* _INSTRUCTIONS TO FOLLOW_
Leave out the pictures, and write out exactly the lines from the beginning of the material to the line holding "const watermark = 'with", that line included, and nothing else.

::::::::

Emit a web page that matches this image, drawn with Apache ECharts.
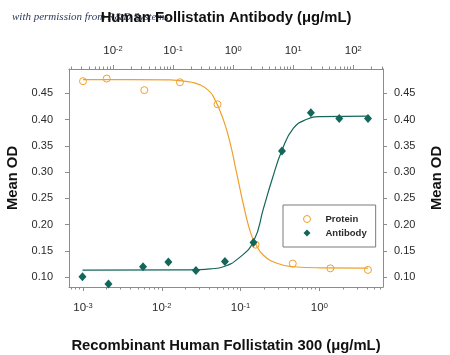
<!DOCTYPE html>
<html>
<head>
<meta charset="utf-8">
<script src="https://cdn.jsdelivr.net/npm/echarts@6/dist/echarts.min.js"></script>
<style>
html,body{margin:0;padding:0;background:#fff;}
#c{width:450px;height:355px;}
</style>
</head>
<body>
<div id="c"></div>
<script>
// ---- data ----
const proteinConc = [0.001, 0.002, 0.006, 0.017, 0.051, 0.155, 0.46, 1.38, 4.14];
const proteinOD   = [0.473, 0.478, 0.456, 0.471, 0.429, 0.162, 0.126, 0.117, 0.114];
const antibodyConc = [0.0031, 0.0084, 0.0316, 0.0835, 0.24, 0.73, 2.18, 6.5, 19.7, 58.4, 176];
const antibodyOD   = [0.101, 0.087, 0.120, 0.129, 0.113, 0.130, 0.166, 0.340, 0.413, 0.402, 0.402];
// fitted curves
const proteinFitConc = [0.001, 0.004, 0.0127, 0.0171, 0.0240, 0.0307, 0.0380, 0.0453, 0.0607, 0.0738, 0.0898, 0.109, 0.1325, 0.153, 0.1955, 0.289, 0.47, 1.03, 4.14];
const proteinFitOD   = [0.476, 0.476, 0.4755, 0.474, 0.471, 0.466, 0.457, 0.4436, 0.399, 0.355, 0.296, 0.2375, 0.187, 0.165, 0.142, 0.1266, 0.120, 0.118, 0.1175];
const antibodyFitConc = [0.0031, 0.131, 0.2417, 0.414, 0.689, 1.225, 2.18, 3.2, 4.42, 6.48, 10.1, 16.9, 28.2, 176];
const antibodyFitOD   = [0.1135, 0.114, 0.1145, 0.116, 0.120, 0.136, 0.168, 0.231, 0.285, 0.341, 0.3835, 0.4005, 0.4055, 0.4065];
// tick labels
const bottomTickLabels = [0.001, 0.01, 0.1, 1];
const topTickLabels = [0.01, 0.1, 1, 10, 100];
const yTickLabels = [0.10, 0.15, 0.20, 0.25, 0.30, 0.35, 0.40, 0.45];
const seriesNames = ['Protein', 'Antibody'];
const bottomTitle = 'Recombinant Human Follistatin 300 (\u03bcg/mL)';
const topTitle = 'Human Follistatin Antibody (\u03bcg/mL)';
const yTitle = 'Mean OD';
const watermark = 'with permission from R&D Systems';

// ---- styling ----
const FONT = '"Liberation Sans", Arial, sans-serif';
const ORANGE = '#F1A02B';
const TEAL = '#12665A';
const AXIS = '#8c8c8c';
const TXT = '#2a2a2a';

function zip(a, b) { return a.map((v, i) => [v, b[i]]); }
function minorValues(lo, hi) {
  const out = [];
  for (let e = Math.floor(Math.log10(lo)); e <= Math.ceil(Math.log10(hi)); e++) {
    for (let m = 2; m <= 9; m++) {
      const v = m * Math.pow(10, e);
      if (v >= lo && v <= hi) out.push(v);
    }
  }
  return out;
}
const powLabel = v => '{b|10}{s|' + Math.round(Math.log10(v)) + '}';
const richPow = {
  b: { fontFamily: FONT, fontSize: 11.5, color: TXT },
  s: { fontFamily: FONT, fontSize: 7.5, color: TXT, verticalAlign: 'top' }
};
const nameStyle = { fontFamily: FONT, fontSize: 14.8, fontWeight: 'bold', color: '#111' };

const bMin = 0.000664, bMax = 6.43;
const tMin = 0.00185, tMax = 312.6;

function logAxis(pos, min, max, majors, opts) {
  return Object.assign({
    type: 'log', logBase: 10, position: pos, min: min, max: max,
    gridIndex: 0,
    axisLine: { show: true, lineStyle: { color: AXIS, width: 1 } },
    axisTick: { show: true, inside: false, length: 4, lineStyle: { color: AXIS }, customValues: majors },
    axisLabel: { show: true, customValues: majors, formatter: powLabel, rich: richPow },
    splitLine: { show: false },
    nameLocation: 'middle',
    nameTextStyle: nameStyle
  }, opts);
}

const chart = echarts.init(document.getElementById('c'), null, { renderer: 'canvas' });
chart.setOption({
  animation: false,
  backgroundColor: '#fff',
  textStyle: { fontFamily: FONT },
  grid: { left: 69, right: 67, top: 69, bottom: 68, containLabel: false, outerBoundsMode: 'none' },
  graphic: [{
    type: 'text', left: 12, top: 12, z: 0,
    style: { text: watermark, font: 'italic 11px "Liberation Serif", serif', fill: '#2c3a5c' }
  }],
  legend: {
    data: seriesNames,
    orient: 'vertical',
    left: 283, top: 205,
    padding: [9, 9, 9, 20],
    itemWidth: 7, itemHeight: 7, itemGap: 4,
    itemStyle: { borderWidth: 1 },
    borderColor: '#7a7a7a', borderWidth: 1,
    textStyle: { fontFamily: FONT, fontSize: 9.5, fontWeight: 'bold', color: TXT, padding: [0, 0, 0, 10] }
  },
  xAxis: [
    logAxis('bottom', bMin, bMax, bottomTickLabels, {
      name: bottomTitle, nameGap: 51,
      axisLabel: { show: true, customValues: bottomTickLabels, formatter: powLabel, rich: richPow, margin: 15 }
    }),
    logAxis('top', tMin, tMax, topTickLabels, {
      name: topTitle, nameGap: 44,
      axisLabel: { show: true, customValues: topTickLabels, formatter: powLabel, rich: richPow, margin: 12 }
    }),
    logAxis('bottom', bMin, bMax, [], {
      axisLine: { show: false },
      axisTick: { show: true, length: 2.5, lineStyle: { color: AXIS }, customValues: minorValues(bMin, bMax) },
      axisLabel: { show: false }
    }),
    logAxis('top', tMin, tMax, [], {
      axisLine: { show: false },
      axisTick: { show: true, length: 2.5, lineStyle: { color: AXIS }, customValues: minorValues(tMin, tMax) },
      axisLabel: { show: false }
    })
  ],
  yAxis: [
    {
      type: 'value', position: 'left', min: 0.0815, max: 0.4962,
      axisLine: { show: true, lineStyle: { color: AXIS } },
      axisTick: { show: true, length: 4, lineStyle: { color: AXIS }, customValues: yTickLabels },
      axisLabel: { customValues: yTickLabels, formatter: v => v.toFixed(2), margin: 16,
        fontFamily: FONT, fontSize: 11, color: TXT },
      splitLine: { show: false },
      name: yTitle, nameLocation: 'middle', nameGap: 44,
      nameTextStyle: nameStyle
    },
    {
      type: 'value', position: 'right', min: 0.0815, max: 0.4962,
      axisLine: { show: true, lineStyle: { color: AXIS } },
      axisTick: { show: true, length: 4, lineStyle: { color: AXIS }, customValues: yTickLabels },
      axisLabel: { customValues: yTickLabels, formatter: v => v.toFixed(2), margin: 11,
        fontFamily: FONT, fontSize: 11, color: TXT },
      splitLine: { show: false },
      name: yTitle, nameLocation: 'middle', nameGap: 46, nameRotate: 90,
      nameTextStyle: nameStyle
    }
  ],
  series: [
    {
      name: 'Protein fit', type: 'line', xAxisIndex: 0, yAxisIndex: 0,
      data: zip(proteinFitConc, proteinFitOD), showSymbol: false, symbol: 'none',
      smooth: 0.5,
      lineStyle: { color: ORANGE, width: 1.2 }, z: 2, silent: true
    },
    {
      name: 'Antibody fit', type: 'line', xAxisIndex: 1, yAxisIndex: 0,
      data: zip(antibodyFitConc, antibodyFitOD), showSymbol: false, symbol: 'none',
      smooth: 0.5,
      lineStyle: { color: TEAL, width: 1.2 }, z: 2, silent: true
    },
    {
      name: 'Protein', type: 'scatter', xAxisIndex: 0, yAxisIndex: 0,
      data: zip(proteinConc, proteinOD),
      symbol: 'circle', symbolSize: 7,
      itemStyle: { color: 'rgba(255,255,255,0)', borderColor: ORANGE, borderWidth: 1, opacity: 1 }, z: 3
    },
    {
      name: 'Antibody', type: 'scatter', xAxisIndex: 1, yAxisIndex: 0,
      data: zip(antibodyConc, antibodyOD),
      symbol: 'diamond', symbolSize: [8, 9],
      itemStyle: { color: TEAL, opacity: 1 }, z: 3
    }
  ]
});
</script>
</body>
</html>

::::::::

* _EXERCISE RESULT_
Emit a web page that matches this image, drawn with Apache ECharts.
<!DOCTYPE html>
<html>
<head>
<meta charset="utf-8">
<script src="https://cdn.jsdelivr.net/npm/echarts@6/dist/echarts.min.js"></script>
<style>
html,body{margin:0;padding:0;background:#fff;}
#c{width:450px;height:355px;}
</style>
</head>
<body>
<div id="c"></div>
<script>
// ---- data ----
const proteinConc = [0.001, 0.002, 0.006, 0.017, 0.051, 0.155, 0.46, 1.38, 4.14];
const proteinOD   = [0.473, 0.478, 0.456, 0.471, 0.429, 0.162, 0.126, 0.117, 0.114];
const antibodyConc = [0.0031, 0.0084, 0.0316, 0.0835, 0.24, 0.73, 2.18, 6.5, 19.7, 58.4, 176];
const antibodyOD   = [0.101, 0.087, 0.120, 0.129, 0.113, 0.130, 0.166, 0.340, 0.413, 0.402, 0.402];
// fitted curves
const proteinFitConc = [0.001, 0.004, 0.0127, 0.0171, 0.0240, 0.0307, 0.0380, 0.0453, 0.0607, 0.0738, 0.0898, 0.109, 0.1325, 0.153, 0.1955, 0.289, 0.47, 1.03, 4.14];
const proteinFitOD   = [0.476, 0.476, 0.4755, 0.474, 0.471, 0.466, 0.457, 0.4436, 0.399, 0.355, 0.296, 0.2375, 0.187, 0.165, 0.142, 0.1266, 0.120, 0.118, 0.1175];
const antibodyFitConc = [0.0031, 0.131, 0.2417, 0.414, 0.689, 1.225, 2.18, 3.2, 4.42, 6.48, 10.1, 16.9, 28.2, 176];
const antibodyFitOD   = [0.1135, 0.114, 0.1145, 0.116, 0.120, 0.136, 0.168, 0.231, 0.285, 0.341, 0.3835, 0.4005, 0.4055, 0.4065];
// tick labels
const bottomTickLabels = [0.001, 0.01, 0.1, 1];
const topTickLabels = [0.01, 0.1, 1, 10, 100];
const yTickLabels = [0.10, 0.15, 0.20, 0.25, 0.30, 0.35, 0.40, 0.45];
const seriesNames = ['Protein', 'Antibody'];
const bottomTitle = 'Recombinant Human Follistatin 300 (\u03bcg/mL)';
const topTitle = 'Human Follistatin Antibody (\u03bcg/mL)';
const yTitle = 'Mean OD';
const watermark = 'with permission from R&D Systems';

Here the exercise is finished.